**** SOURCE EXCERPT ****

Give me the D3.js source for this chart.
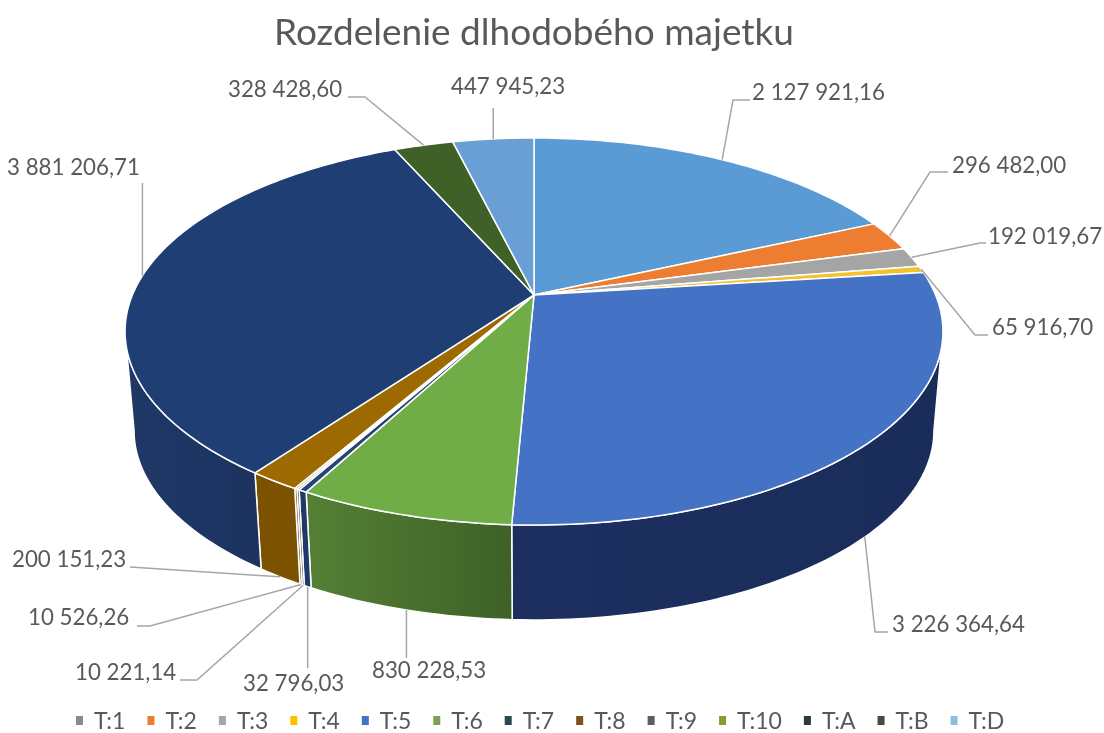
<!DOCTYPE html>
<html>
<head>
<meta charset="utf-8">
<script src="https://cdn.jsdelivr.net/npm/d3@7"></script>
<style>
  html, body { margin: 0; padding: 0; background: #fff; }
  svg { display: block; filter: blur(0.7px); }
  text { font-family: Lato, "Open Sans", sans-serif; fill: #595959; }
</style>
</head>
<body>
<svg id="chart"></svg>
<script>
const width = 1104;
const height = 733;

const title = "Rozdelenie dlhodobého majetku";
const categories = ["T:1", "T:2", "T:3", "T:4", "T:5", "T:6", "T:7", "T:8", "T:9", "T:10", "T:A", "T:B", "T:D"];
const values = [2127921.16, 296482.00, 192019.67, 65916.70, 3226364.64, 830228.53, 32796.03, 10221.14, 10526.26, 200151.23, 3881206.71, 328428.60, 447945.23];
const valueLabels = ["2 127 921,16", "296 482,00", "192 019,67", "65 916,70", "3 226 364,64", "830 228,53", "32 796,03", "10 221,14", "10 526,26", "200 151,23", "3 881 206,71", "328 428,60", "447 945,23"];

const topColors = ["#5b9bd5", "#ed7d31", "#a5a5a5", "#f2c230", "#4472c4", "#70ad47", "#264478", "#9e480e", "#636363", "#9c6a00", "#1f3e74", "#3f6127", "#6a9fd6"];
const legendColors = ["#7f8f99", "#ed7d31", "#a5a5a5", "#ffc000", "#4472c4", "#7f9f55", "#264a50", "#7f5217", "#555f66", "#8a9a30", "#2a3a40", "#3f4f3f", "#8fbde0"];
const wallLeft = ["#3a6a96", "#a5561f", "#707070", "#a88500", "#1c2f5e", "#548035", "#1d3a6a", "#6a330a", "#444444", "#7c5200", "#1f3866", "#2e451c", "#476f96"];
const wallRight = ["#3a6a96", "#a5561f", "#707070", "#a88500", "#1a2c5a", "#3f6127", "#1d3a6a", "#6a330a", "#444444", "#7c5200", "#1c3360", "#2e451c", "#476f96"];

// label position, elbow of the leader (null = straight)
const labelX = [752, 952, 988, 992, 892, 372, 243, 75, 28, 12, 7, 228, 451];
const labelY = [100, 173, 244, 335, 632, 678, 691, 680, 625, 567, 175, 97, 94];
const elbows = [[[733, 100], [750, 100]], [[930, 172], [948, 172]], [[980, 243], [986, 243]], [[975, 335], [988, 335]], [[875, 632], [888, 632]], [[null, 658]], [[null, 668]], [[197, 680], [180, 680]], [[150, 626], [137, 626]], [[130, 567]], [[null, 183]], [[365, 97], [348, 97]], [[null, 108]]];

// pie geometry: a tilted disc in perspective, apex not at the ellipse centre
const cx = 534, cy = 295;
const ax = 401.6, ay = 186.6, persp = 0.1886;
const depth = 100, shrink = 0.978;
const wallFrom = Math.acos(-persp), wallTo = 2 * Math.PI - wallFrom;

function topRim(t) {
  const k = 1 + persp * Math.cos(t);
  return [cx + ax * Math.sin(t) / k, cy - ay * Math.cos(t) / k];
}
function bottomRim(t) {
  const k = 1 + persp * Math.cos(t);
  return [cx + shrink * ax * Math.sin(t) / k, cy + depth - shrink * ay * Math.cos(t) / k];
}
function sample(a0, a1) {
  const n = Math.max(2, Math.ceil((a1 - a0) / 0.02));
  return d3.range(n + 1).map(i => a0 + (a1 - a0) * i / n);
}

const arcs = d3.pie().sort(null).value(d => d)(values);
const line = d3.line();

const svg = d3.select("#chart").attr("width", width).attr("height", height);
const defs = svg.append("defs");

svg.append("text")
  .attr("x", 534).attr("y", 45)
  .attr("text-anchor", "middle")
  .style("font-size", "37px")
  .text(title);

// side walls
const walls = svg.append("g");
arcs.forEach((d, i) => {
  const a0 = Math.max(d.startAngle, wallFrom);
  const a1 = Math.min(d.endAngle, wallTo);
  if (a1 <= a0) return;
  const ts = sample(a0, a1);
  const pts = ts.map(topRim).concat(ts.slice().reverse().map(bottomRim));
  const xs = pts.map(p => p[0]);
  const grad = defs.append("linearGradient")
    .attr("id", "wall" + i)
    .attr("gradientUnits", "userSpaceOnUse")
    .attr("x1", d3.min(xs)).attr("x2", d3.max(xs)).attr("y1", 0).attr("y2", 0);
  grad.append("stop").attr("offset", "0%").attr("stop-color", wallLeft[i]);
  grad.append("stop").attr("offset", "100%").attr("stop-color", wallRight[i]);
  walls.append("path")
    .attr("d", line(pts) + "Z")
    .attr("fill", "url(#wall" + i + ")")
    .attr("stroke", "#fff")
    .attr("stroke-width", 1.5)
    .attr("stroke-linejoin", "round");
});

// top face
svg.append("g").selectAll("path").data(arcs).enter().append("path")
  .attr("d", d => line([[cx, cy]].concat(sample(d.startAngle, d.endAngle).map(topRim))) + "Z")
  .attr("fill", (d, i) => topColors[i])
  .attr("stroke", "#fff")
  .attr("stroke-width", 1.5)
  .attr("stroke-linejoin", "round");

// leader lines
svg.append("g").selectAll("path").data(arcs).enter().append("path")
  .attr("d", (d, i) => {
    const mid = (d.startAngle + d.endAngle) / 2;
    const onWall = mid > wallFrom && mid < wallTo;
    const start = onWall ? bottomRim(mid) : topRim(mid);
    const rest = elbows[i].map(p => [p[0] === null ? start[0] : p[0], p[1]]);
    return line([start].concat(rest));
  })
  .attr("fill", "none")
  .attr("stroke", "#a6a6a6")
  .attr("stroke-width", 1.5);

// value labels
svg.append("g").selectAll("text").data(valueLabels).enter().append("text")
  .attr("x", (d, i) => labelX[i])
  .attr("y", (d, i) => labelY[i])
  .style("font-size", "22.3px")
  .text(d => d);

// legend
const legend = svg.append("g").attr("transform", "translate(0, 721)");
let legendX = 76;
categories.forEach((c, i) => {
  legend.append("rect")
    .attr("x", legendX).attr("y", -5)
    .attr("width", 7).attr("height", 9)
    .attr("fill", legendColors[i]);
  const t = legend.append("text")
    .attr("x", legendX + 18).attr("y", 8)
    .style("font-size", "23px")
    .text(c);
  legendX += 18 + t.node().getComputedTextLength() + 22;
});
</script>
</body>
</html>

****

◆ **WHAT THIS TASK INVOLVES**:
Find and count the lines of the data that include the string "chart", and report that figure by itself.

◆ **THE RESULT**:
3